The museum has also paired up with the Mechanical Engineering department at the University of Michigan to win an Editor's Award for outstanding exhibitions at the Maker Faire in 2010 which was held at The Henry Ford in Dearborn. The students and faculty of the Mechanical Engineering department presented the inverted pendulum, much like those in a human transporter Segway, to highlight the importance of feedback controls and balance in systems. This exhibit can now be found at the museum and features a vertical pendulum that is driven by a motor at the end of a horizontal arm and uses sensors to keep the pendulum in its inverted position.

Among the technology and science driven exhibits at the museum is the Ferrofluid Magnetoscope. This interactive exhibit was created by Ann Arbor inventor Michael Flynn; his cooperatively controlled levitating liquid is one of over 250 to explore at the museum.

The museum building, the former Ann Arbor Central Fire Station, was built in 1882. It was added to the National Register of Historic Places in 1972.

==Museum exhibits==
Permanent exhibits

- Concourse
An open lobby that visitors can engage in many fun activities including whisper dishes, the tornado, Building in a Building, Liquid Galaxy, The Inverted Pendulum and the water table.

- All About You
An exhibit that explores the human body. Visitors can climb aboard a full-sized Huron City Ambulance, hear their heartbeat and measure Physical fitness.

- Preschool Gallery
An area designed for children four years old and younger. Visitors can splash into the water tables, dress up like fire fighters and play on a child-sized fire engine.

- Legacy Gallery
Displays a variety of simply machines to present how seemingly complex systems work. Visitors can learn how traffic lights work, and the magnetisms behind Teslas Egg of Columbus.

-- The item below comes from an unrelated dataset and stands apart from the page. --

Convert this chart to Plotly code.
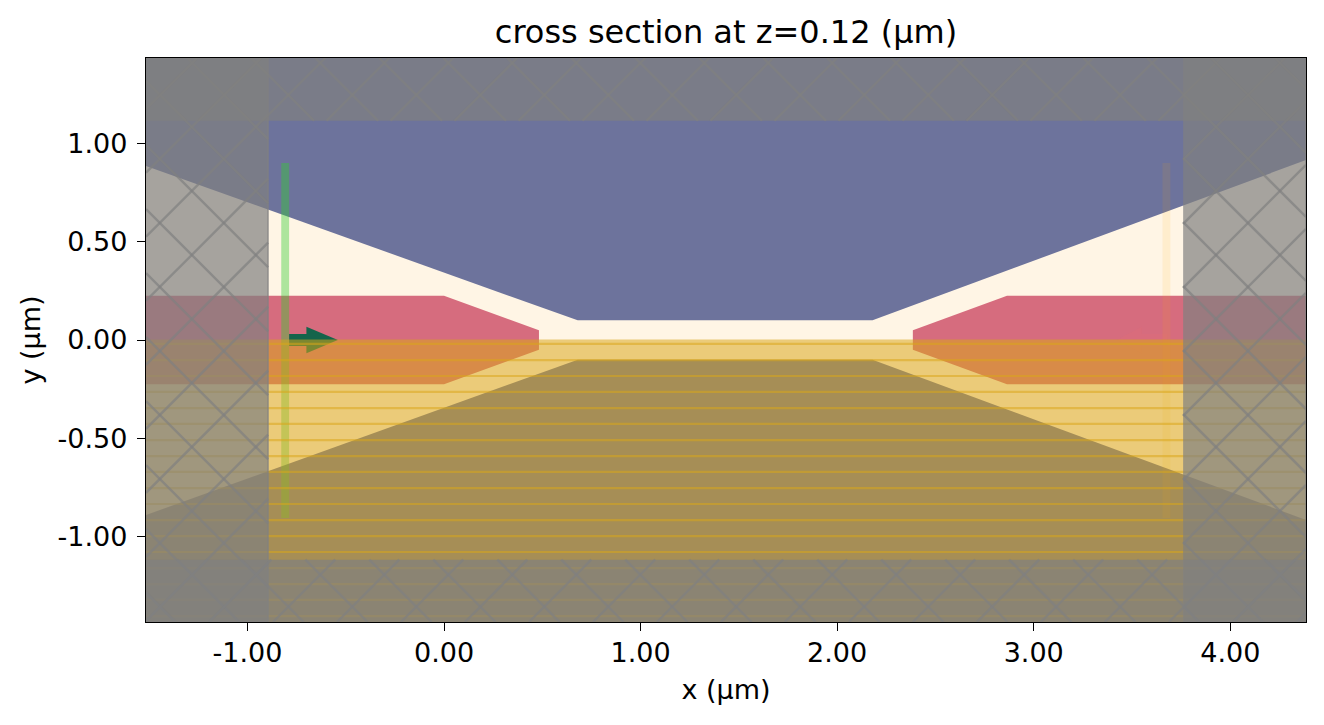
import plotly.graph_objects as go

# ---- axis / labels
x_range = [-1.516, 4.385]
y_range = [-1.434, 1.434]
x_ticks = [-1, 0, 1, 2, 3, 4]
x_ticktext = ["-1.00", "0.00", "1.00", "2.00", "3.00", "4.00"]
y_ticks = [-1, -0.5, 0, 0.5, 1]
y_ticktext = ["-1.00", "-0.50", "0.00", "0.50", "1.00"]

# ---- geometry (um)
blue_top_x = [-1.516, 0.68, 2.18, 4.385, 4.385, -1.516]
blue_top_y = [0.885, 0.1, 0.1, 0.915, 1.434, 1.434]
blue_bot_x = [-1.516, 0.68, 2.18, 4.385, 4.385, -1.516]
blue_bot_y = [-0.89, -0.1, -0.1, -0.915, -1.434, -1.434]
pink_l_x = [-1.516, 0.0, 0.483, 0.483, 0.0, -1.516]
pink_l_y = [0.225, 0.225, 0.05, -0.05, -0.225, -0.225]
pink_r_x = [4.385, 2.864, 2.385, 2.385, 2.864, 4.385]
pink_r_y = [0.225, 0.225, 0.05, -0.05, -0.225, -0.225]
source_x = [-0.828, -0.788, -0.788, -0.828]
source_y = [0.9, 0.9, -0.905, -0.905]
monitor_x = [3.655, 3.695, 3.695, 3.655]
monitor_y = [0.9, 0.9, -0.905, -0.905]
src_arrow_x = [-0.788, -0.70, -0.70, -0.54, -0.70, -0.70, -0.788]
src_arrow_y = [0.03, 0.03, 0.068, 0.0, -0.068, -0.03, -0.03]
mon_arrow_x = [3.68, 3.55, 3.55, 3.42, 3.55, 3.55, 3.68]
mon_arrow_y = [0.03, 0.03, 0.068, 0.0, -0.068, -0.03, -0.03]
yellow_x = [-1.516, 4.385, 4.385, -1.516]
yellow_y = [0.002, 0.002, -1.434, -1.434]
stripe_y = [-0.02, -0.102, -0.183, -0.264, -0.346, -0.427, -0.509, -0.590, -0.671,
            -0.753, -0.834, -0.916, -0.997, -1.078, -1.160, -1.241, -1.322, -1.404]
pml_x_left = [-1.516, -0.895]
pml_x_right = [3.76, 4.385]
pml_y_top = [1.115, 1.434]
pml_y_bot = [-1.434, -1.117]

# hatch: spacing along x, and a (x+y, x-y) lattice offset per PML
hatch_step = 0.3255
hatch_left = (-0.525, -2.041)
hatch_right = (4.685, 3.169)
hatch_top = (0.454, -2.038)
hatch_bottom = (-2.148, 0.564)

CREAM = "#fff5e5"
BLUE = "#6d739c"
PINK = "#d66c7e"
YELLOW = "rgba(218,166,24,0.53)"
GREEN = "rgba(50,205,50,0.4)"
ORANGE = "rgba(255,165,0,0.1)"
ARROW_G = "rgba(0,100,70,0.9)"
ARROW_O = "rgba(255,120,100,0.08)"
PML = "rgba(128,128,128,0.7)"
HATCH = "rgba(128,128,128,0.7)"

fig = go.Figure()


def poly(xs, ys, color):
    fig.add_trace(go.Scatter(x=xs, y=ys, mode="lines", fill="toself", fillcolor=color,
                             line=dict(width=0), hoverinfo="skip", showlegend=False))


def rect(xr, yr):
    return [xr[0], xr[1], xr[1], xr[0]], [yr[0], yr[0], yr[1], yr[1]]


def hatch(xr, yr, off):
    """Diagonal lattice of lines clipped to the rectangle xr, yr."""
    xs, ys = [], []
    n = int(12 / hatch_step)
    for k in range(-n, n):
        # x + y = c
        c = off[0] + k * hatch_step
        x0 = max(xr[0], c - yr[1])
        x1 = min(xr[1], c - yr[0])
        if x0 < x1:
            xs += [x0, x1, None]
            ys += [c - x0, c - x1, None]
        # x - y = d
        d = off[1] + k * hatch_step
        x0 = max(xr[0], d + yr[0])
        x1 = min(xr[1], d + yr[1])
        if x0 < x1:
            xs += [x0, x1, None]
            ys += [x0 - d, x1 - d, None]
    fig.add_trace(go.Scatter(x=xs, y=ys, mode="lines", line=dict(color=HATCH, width=2.4),
                             hoverinfo="skip", showlegend=False))


poly(blue_top_x, blue_top_y, BLUE)
poly(blue_bot_x, blue_bot_y, BLUE)
poly(pink_l_x, pink_l_y, PINK)
poly(pink_r_x, pink_r_y, PINK)
poly(source_x, source_y, GREEN)
poly(monitor_x, monitor_y, ORANGE)
poly(src_arrow_x, src_arrow_y, ARROW_G)
poly(mon_arrow_x, mon_arrow_y, ARROW_O)
poly(yellow_x, yellow_y, YELLOW)

sx, sy = [], []
for v in stripe_y:
    sx += [x_range[0], x_range[1], None]
    sy += [v, v, None]
fig.add_trace(go.Scatter(x=sx, y=sy, mode="lines", line=dict(color=YELLOW, width=2.2),
                         hoverinfo="skip", showlegend=False))

# PML overlays
full_y = y_range
full_x = x_range
for xr, off in ((pml_x_left, hatch_left), (pml_x_right, hatch_right)):
    px, py = rect(xr, full_y)
    fig.add_trace(go.Scatter(x=px, y=py, mode="lines", fill="toself", fillcolor=PML,
                             line=dict(width=1.6, color=PML), hoverinfo="skip", showlegend=False))
    hatch(xr, full_y, off)
for yr, off in ((pml_y_top, hatch_top), (pml_y_bot, hatch_bottom)):
    px, py = rect(full_x, yr)
    poly(px, py, PML)
    hatch(full_x, yr, off)

font = dict(family="DejaVu Sans", size=27, color="black")
axis = dict(showgrid=False, zeroline=False, showline=True, mirror=True, linecolor="black",
            linewidth=1.3, ticks="outside", ticklen=8, tickwidth=1.4, tickcolor="black",
            tickfont=font)
fig.update_layout(
    width=1324, height=725, autosize=False,
    paper_bgcolor="white", plot_bgcolor=CREAM,
    margin=dict(l=146, r=18, t=58, b=103, pad=0),
    showlegend=False,
    title=dict(text="cross section at z=0.12 (μm)", xref="paper", x=0.5, xanchor="center",
               y=1 - 32 / 725, yref="container", yanchor="middle",
               font=dict(family="DejaVu Sans", size=32, color="black")),
    xaxis=dict(axis, range=x_range, tickmode="array", tickvals=x_ticks, ticktext=x_ticktext,
               ticklabelstandoff=-2,
               title=dict(text="x (μm)", font=font, standoff=13)),
    yaxis=dict(axis, range=y_range, tickmode="array", tickvals=y_ticks, ticktext=y_ticktext,
               ticklabelstandoff=4,
               title=dict(text="y (μm)", font=font, standoff=9)),
)

fig.write_html("out.html", config=dict(displayModeBar=False),
               post_script="document.body.style.margin='0';")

- Michigan Nature Discover Room
A pure Michigan experience that includes a soundscape, an interactive nature wall, native lake fish and geology samples. Major funding for this exhibit provided by Hooked on Nature and the James A & Faith Knight Foundation with additional support from Friends of the Museum. Murals by Robert Zuboff and the scientific illustration students from the University of Michigan.

- World Around You
A gallery intended to spark the imagination of visitors. This exhibit features The Bubble Capsule, magnet exhibits, and a climbing wall.

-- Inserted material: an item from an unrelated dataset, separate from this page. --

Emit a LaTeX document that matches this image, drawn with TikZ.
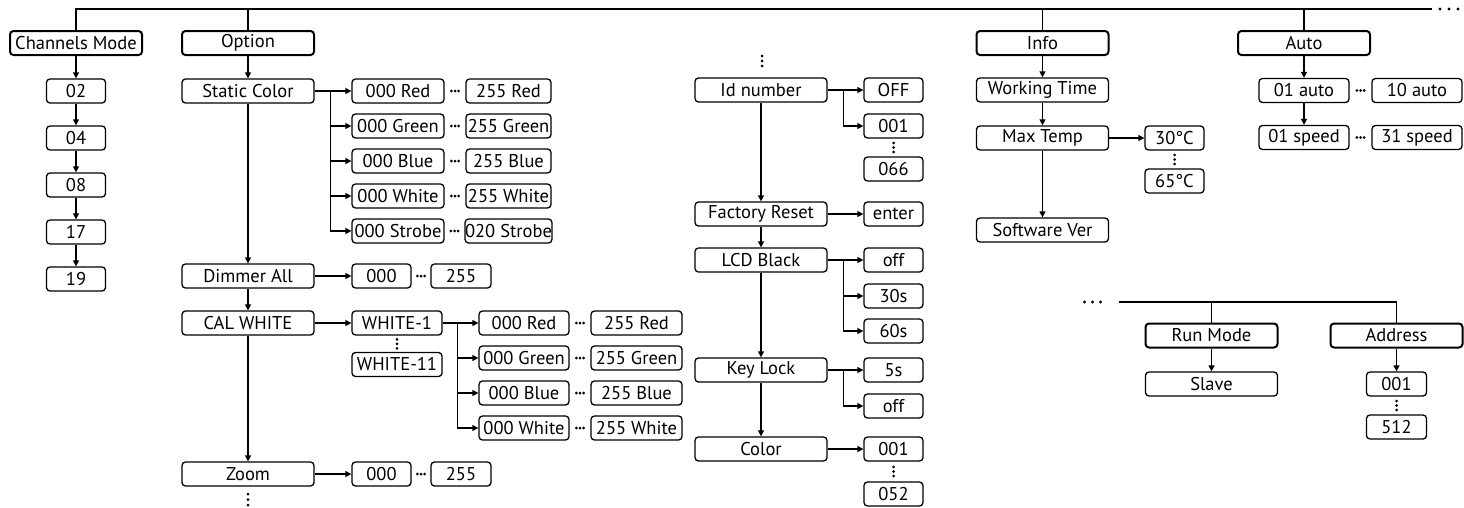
\documentclass[tikz,border=0pt]{standalone}
\usepackage{fontspec}
\setmainfont{PT Sans}
\usetikzlibrary{arrows.meta}

\begin{document}
\begin{tikzpicture}[
    x=1pt, y=-1pt,
    >={Triangle[length=6pt,width=6pt]},
    every node/.style={
        font=\fontsize{18.5}{21}\selectfont,
        inner sep=0pt
    },
    menubox/.style={
        draw,
        rounded corners=3.5pt,
        line width=2pt,
        fill=white,
        minimum width=132pt,
        minimum height=24pt
    },
    itembox/.style={
        draw,
        rounded corners=3.5pt,
        line width=1.3pt,
        fill=white,
        minimum width=#1,
        minimum height=24pt
    },
    itembox/.default=132pt,
    link/.style={
        draw,
        line width=1.3pt,
        ->
    },
    busline/.style={
        draw,
        line width=1.3pt
    }
]

\useasboundingbox (0,0) rectangle (1464,507);

% ============ TOP MENU ============
\coordinate (busend) at (1432,9);
\node[menubox] (chmode) at (76,43) {Channels Mode};
\node[menubox] (option) at (248,43) {Option};
\node[menubox] (info) at (1042.5,43) {Info};
\node[menubox] (auto) at (1304,43) {Auto};

\draw[busline] (chmode.north) |- (busend);
\foreach \n in {option, info, auto}
    \draw[busline] (\n.north) -- (\n.north |- busend);
\foreach \d in {1440, 1449, 1458}
    \fill (\d,9) circle (1.6pt);

% ============ CHANNELS MODE ============
\foreach \v [count=\i] in {02, 04, 08, 17, 19}
    \node[itembox=59pt] (ch\v) at (76, 44+47*\i) {\v};
\foreach \a/\b in {chmode/ch02, ch02/ch04, ch04/ch08, ch08/ch17, ch17/ch19}
    \draw[link] (\a) -- (\b);

% ============ OPTION ============
\node[itembox] (static) at (248,91) {Static Color};
\node[itembox] (dimmer) at (248,276) {Dimmer All};
\node[itembox] (calwhite) at (248,323) {CAL WHITE};
\node[itembox] (zoom) at (248,474) {Zoom};
\foreach \a/\b in {option/static, static/dimmer, dimmer/calwhite, calwhite/zoom}
    \draw[link] (\a) -- (\b);
\foreach \d in {494, 499.5, 505}
    \fill (248,\d) circle (1.5pt);

% Static color values
\foreach \c/\lo/\hi [count=\i from 0] in {red/000 Red/255 Red, grn/000 Green/255 Green,
        blu/000 Blue/255 Blue, wht/000 White/255 White, stb/000 Strobe/020 Strobe} {
    \node[itembox=92pt] (s\c-lo) at (398, 91+35*\i) {\lo};
    \node[itembox=85pt] (s\c-hi) at (508.5, 91+35*\i) {\hi};
}
\draw[link] (static) -- (sred-lo);
\foreach \c in {grn, blu, wht, stb}
    \draw[link] (static.east) -- ++(16,0) |- (s\c-lo.west);

% Dimmer and zoom values
\node[itembox=59pt] (dim-lo) at (381.5,276) {000};
\node[itembox=60pt] (dim-hi) at (461,276) {255};
\draw[link] (dimmer) -- (dim-lo);
\node[itembox=59pt] (zm-lo) at (381.5,474) {000};
\node[itembox=60pt] (zm-hi) at (461,474) {255};
\draw[link] (zoom) -- (zm-lo);

% Cal white
\node[itembox=90pt] (cw-first) at (397,323) {WHITE-1};
\node[itembox=90pt] (cw-last) at (397,364.5) {WHITE-11};
\draw[link] (calwhite) -- (cw-first);
\foreach \c/\lo/\hi [count=\i from 0] in {red/000 Red/255 Red, grn/000 Green/255 Green,
        blu/000 Blue/255 Blue, wht/000 White/255 White} {
    \node[itembox=90pt] (w\c-lo) at (524, 323+35*\i) {\lo};
    \node[itembox=91pt] (w\c-hi) at (636.5, 323+35*\i) {\hi};
}
\draw[link] (cw-first) -- (wred-lo);
\foreach \c in {grn, blu, wht}
    \draw[link] (cw-first.east) -- ++(15,0) |- (w\c-lo.west);

% ============ SETTINGS COLUMN ============
\foreach \d in {56, 61, 66}
    \fill (762,\d) circle (1.5pt);
\node[itembox] (idnum) at (761,90) {Id number};
\node[itembox] (reset) at (761,214) {Factory Reset};
\node[itembox] (lcd) at (761,260) {LCD Black};
\node[itembox] (keylock) at (761,370) {Key Lock};
\node[itembox] (color) at (761,449) {Color};
\foreach \a/\b in {idnum/reset, reset/lcd, lcd/keylock, keylock/color}
    \draw[link] (\a) -- (\b);

\node[itembox=59pt] (id-off) at (893.5,90) {OFF};
\node[itembox=59pt] (id-first) at (893.5,126) {001};
\node[itembox=59pt] (id-last) at (893.5,169) {066};
\node[itembox=59pt] (enter) at (893.5,214) {enter};
\node[itembox=59pt] (lcd-off) at (893.5,260) {off};
\node[itembox=59pt] (lcd-30) at (893.5,296) {30s};
\node[itembox=59pt] (lcd-60) at (893.5,331) {60s};
\node[itembox=59pt] (key-5) at (893.5,370) {5s};
\node[itembox=59pt] (key-off) at (893.5,406) {off};
\node[itembox=59pt] (col-first) at (893.5,449) {001};
\node[itembox=59pt] (col-last) at (893.5,494) {052};

\foreach \a/\b in {idnum/id-off, reset/enter, lcd/lcd-off, keylock/key-5, color/col-first}
    \draw[link] (\a) -- (\b);
\foreach \a/\b in {idnum/id-first, lcd/lcd-30, lcd/lcd-60, keylock/key-off}
    \draw[link] (\a.east) -- ++(16,0) |- (\b.west);

% ============ INFO ============
\node[itembox] (worktime) at (1042.5,90) {Working Time};
\node[itembox] (maxtemp) at (1042.5,138) {Max Temp};
\node[itembox] (softver) at (1042.5,230) {Software Ver};
\node[itembox=59pt] (temp-first) at (1174.5,138) {30°C};
\node[itembox=59pt] (temp-last) at (1174.5,181) {65°C};
\foreach \a/\b in {info/worktime, worktime/maxtemp, maxtemp/softver, maxtemp/temp-first}
    \draw[link] (\a) -- (\b);

% ============ AUTO ============
\node[itembox=90pt] (auto-first) at (1304,90.5) {01 auto};
\node[itembox=90pt] (auto-last) at (1417,90.5) {10 auto};
\node[itembox=90pt] (speed-first) at (1304,137.5) {01 speed};
\node[itembox=90pt] (speed-last) at (1417,137.5) {31 speed};
\foreach \a/\b in {auto/auto-first, auto-first/speed-first}
    \draw[link] (\a) -- (\b);

% ============ RUN MODE / ADDRESS ============
\coordinate (busstart) at (1119,302);
\foreach \d in {1084.5, 1092.5, 1100.5}
    \fill (\d,302) circle (1.6pt);
\node[menubox] (runmode) at (1211.5,335.5) {Run Mode};
\node[menubox] (address) at (1396.5,335.5) {Address};
\node[itembox] (slave) at (1211.5,384) {Slave};
\node[itembox=60pt] (addr-first) at (1396.5,384) {001};
\node[itembox=60pt] (addr-last) at (1396.5,427) {512};
\draw[busline] (busstart) -| (address.north);
\draw[busline] (runmode.north) -- (runmode.north |- busstart);
\foreach \a/\b in {runmode/slave, address/addr-first}
    \draw[link] (\a) -- (\b);

% ============ DOTS ============
\foreach \a/\b in {sred-lo/sred-hi, sgrn-lo/sgrn-hi, sblu-lo/sblu-hi, swht-lo/swht-hi,
        sstb-lo/sstb-hi, dim-lo/dim-hi, zm-lo/zm-hi, wred-lo/wred-hi, wgrn-lo/wgrn-hi,
        wblu-lo/wblu-hi, wwht-lo/wwht-hi, auto-first/auto-last, speed-first/speed-last} {
    \path (\a.east) -- coordinate[midway] (m) (\b.west);
    \foreach \d in {-3.6, 0, 3.6}
        \fill ([xshift=\d pt]m) circle (1.5pt);
}
\foreach \a/\b in {cw-first/cw-last, id-first/id-last, col-first/col-last,
        temp-first/temp-last, addr-first/addr-last} {
    \path (\a.south) -- coordinate[midway] (m) (\b.north);
    \foreach \d in {-4.5, 0, 4.5}
        \fill ([yshift=\d pt]m) circle (1.5pt);
}

\end{tikzpicture}
\end{document}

- Lyon's Country Store Exhibit
This exhibit recreates a country store setting from the 1930s. It is one of the area's few exhibits that allows visitors to handle real, historic artifacts once found in general stores nearly a century ago. Inside the Country Store one can see how an old-fashioned cash register worked, listen to period music on a Victrola-like speaker, play a game of checkers on an old checkerboard set atop a barrel, and see old toys and games that children enjoyed decades ago. The store is a tribute to Bob Lyons, an avid collector of historic memorabilia and a founder of the Museum back in 1982.

- DTE Energy Foundation Light and Optics
Visitors can experience the characteristics of light and optics by playing the stringless Laser harp, breaking white light into the spectrum of colors it is made of, or catching one's shadow on the wall. Visitors can also watch how refraction bends light and distorts images, see how objects look different under light emitted by different materials, and observe how [Photon polarization|polarizing] light can change its brightness and color.

- Media Works
This exhibit helps visitors discover the science of television and telecommunications.

===New exhibits===

- Blast Off
Allows visitors to fill a rocket with pressurized air and launch a rocket into the air. Designed by Creative Machines, one can test how much pressure it takes for a rocket to reach the ceiling. Each rocket locks into place and fills with a variable amount of air pressure.

- Recollections
Visitors dance to a variety of music, a camera senses their movements and turns that into images

- Block Party II
The Block Party is a creative construction site for junior architects and engineers. Visitors can build towers and structures by using foam blocks.

- Magnetoscope
Allows people to manipulate magnetic fields to create amazing patterns in ferrofluid. Guests turn one of the cranks clockwise or counterclockwise to raise and lower the magnets and observe the fluid as it changes shape and shows changes in the magnetic field.